What the task requires — Of the lines listed below, how many contain the string "chart"? Answer with the number alone.
═══
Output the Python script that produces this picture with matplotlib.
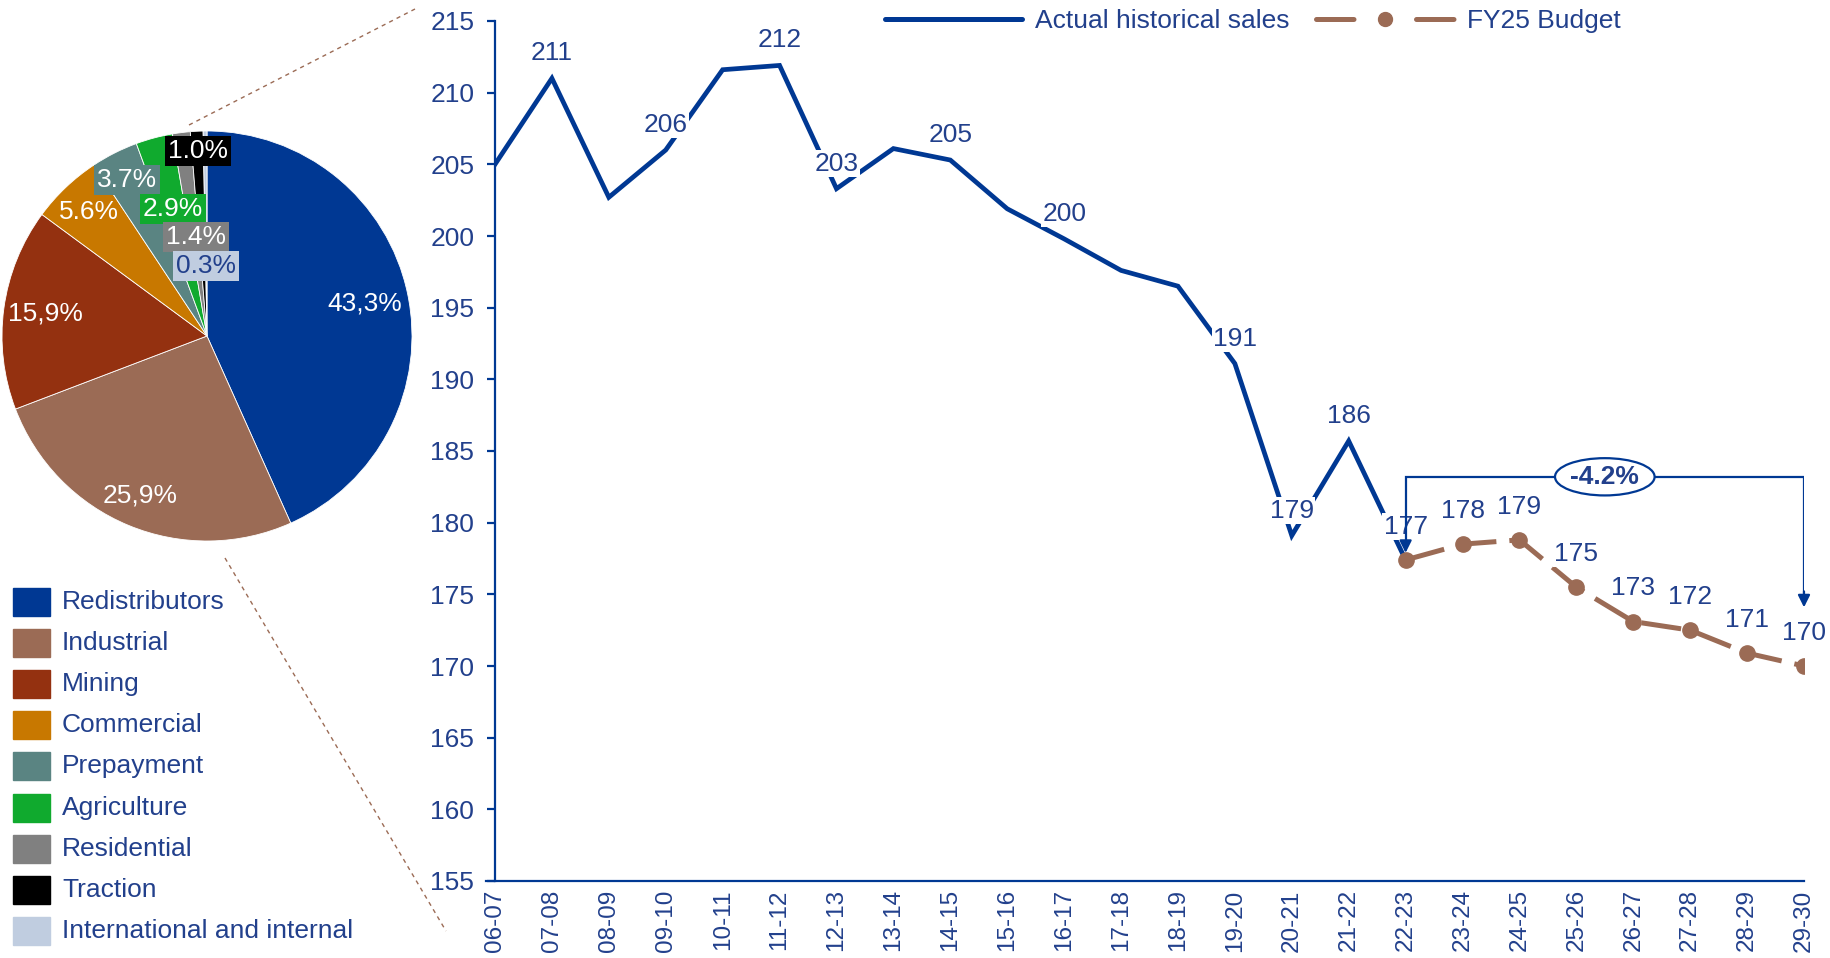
import matplotlib
matplotlib.use("Agg")
import matplotlib.pyplot as plt
from matplotlib.lines import Line2D
from matplotlib.patches import Ellipse, Rectangle
import numpy as np

plt.rcParams['font.family'] = ['Liberation Sans', 'DejaVu Sans']

# ---------------- data ----------------
years = ["06-07", "07-08", "08-09", "09-10", "10-11", "11-12", "12-13", "13-14",
         "14-15", "15-16", "16-17", "17-18", "18-19", "19-20", "20-21", "21-22",
         "22-23", "23-24", "24-25", "25-26", "26-27", "27-28", "28-29", "29-30"]
actual = [205.0, 211.0, 202.7, 206.0, 211.6, 211.9, 203.3, 206.1, 205.3, 201.9,
          199.8, 197.6, 196.5, 191.1, 179.1, 185.7, 177.4]
budget = [177.4, 178.5, 178.8, 175.5, 173.1, 172.5, 170.9, 170.0]
actual_labels = {1: "211", 3: "206", 5: "212", 6: "203", 8: "205", 10: "200",
                 13: "191", 14: "179", 15: "186"}
budget_labels = ["177", "178", "179", "175", "173", "172", "171", "170"]
series_names = ["Actual historical sales", "FY25 Budget"]
change_text = "-4.2%"
change_from, change_to = 177.8, 173.9
bracket_level = 183.2

segments = ["Redistributors", "Industrial", "Mining", "Commercial", "Prepayment",
            "Agriculture", "Residential", "Traction", "International and internal"]
shares = [43.3, 25.9, 15.9, 5.6, 3.7, 2.9, 1.4, 1.0, 0.3]
share_labels = ["43,3%", "25,9%", "15,9%", "5.6%", "3.7%", "2.9%", "1.4%", "1.0%", "0.3%"]
seg_colors = ["#003893", "#9B6B55", "#943110", "#C87800", "#5A8482",
              "#10AA2E", "#808080", "#000000", "#C0CDE0"]

BLUE = "#003893"
TXT = "#22408C"
BROWN = "#9B6B55"
FS = 19

W, H = 1831, 958
fig = plt.figure(figsize=(W / 100, H / 100), dpi=100)

# ---------------- line chart ----------------
ax = fig.add_axes([495 / W, 1 - 881 / H, (1804 - 495) / W, (881 - 21) / H])
x = np.arange(len(years))
xa = x[:len(actual)]
xb = x[len(actual) - 1:]
ax.plot(xa, actual, color=BLUE, lw=3.4, solid_joinstyle='miter', zorder=3)
ax.plot(xb, budget, color=BROWN, lw=3.6, dashes=(8, 2.6), marker='o', ms=11,
        markeredgecolor=BROWN, zorder=3)

ax.set_xlim(0, len(years) - 1)
ax.set_ylim(155, 215)
ax.set_yticks(np.arange(155, 216, 5))
ax.set_xticks(x)
ax.set_xticklabels(years, rotation=90)
ax.tick_params(axis='y', colors=BLUE, labelcolor=TXT, labelsize=FS, length=6, width=1.6, pad=9)
ax.tick_params(axis='x', colors=BLUE, labelcolor=TXT, labelsize=17.5, length=0, pad=6)
for s in ["top", "right"]:
    ax.spines[s].set_visible(False)
for s in ["left", "bottom"]:
    ax.spines[s].set_color(BLUE)
    ax.spines[s].set_linewidth(1.6)
ax.spines['bottom'].set_bounds(-0.15, len(years) - 1)
ax.spines['bottom'].set_clip_on(False)

bb = dict(boxstyle='square,pad=0.05', fc='white', ec='none')
for i, t in actual_labels.items():
    ax.annotate(t, (xa[i], actual[i]), xytext=(0, 18), textcoords='offset points',
                ha='center', va='center', fontsize=FS, color=TXT, bbox=bb, zorder=4)
for i, t in enumerate(budget_labels):
    ax.annotate(t, (xb[i], budget[i]), xytext=(0, 24), textcoords='offset points',
                ha='center', va='center', fontsize=FS, color=TXT, bbox=bb, zorder=4)

# bracket annotation
x0, x1 = xb[0], xb[-1]
ax.plot([x0, x0, x1, x1], [change_from + 0.5, bracket_level, bracket_level, change_to + 1.0],
        color=BLUE, lw=1.6, zorder=5, solid_joinstyle='miter')
ax.annotate("", xy=(x0, change_from - 0.1), xytext=(x0, change_from + 0.8),
            arrowprops=dict(arrowstyle='-|>', color=BLUE, lw=1.6, mutation_scale=18), zorder=5)
ax.annotate("", xy=(x1, change_to), xytext=(x1, change_to + 1.5),
            arrowprops=dict(arrowstyle='-|>', color=BLUE, lw=1.6, mutation_scale=18), zorder=5)
xm = x[len(actual) - 1] + 3.5
ax.add_patch(Ellipse((xm, bracket_level), 1.75, 2.6, fc='white', ec=BLUE, lw=1.6, zorder=6))
ax.text(xm, bracket_level, change_text, ha='center', va='center', fontsize=19,
        fontweight='bold', color=TXT, zorder=7)

handles = [Line2D([], [], color=BLUE, lw=3.6, solid_capstyle='round'),
           Line2D([], [], color=BROWN, lw=3.6, dashes=(7.5, 12.5), dash_capstyle='round',
                  marker='o', ms=10, markeredgecolor=BROWN)]
leg = ax.legend(handles, series_names, loc='center left', bbox_to_anchor=(0.298, 1.0),
                ncol=2, frameon=False, fontsize=FS, labelcolor=TXT, handlelength=5.2,
                columnspacing=1.0, handletextpad=0.5, numpoints=1, borderpad=0,
                borderaxespad=0)

# ---------------- pie ----------------
cx, cy, r = 207, 336, 205
pax = fig.add_axes([(cx - r) / W, 1 - (cy + r) / H, 2 * r / W, 2 * r / H])
wedges, _ = pax.pie(shares, colors=seg_colors, startangle=90, counterclock=False,
                    wedgeprops=dict(lw=0.6, ec='white'), radius=1.0)
pax.set_xlim(-1, 1)
pax.set_ylim(-1, 1)
pax.set_aspect('equal')

# label positions in pixel coordinates (figure)
label_px = [(365, 303), (140, 495), (45, 314), (89, 212), (127, 180),
            (173, 209), (196, 237), (198, 151), (206, 266)]
label_bg = [None, None, None, None, "#5A8482", "#10AA2E", "#808080", "#000000", "#C0CDE0"]
label_fc = ["white"] * 8 + [TXT]
for (px, py), t, bg, fc in zip(label_px, share_labels, label_bg, label_fc):
    kw = {}
    if bg:
        kw['bbox'] = dict(boxstyle='square,pad=0.1', fc=bg, ec='none')
    fig.text(px / W, 1 - py / H, t, ha='center', va='center', fontsize=FS, color=fc, **kw)

# dashed connector lines
for (xa0, ya0), (xa1, ya1) in [((189, 125), (415, 9)), ((225, 558), (446, 931))]:
    fig.add_artist(Line2D([xa0 / W, xa1 / W], [1 - ya0 / H, 1 - ya1 / H], color=BROWN,
                          lw=1.0, dashes=(3, 3)))

# ---------------- left legend ----------------
for k, (name, col) in enumerate(zip(segments, seg_colors)):
    yc = 602 + k * 41.1
    fig.add_artist(Rectangle((13 / W, 1 - (yc + 14) / H), 37 / W, 28 / H, color=col,
                             transform=fig.transFigure))
    fig.text(62 / W, 1 - yc / H, name, ha='left', va='center', fontsize=FS, color=TXT)

fig.savefig("out.png", dpi=100)
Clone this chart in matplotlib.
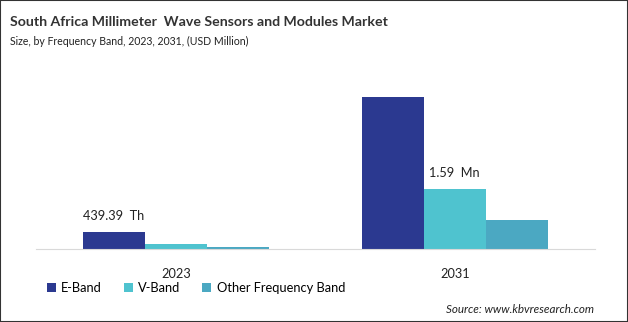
═══
Finished answer — 2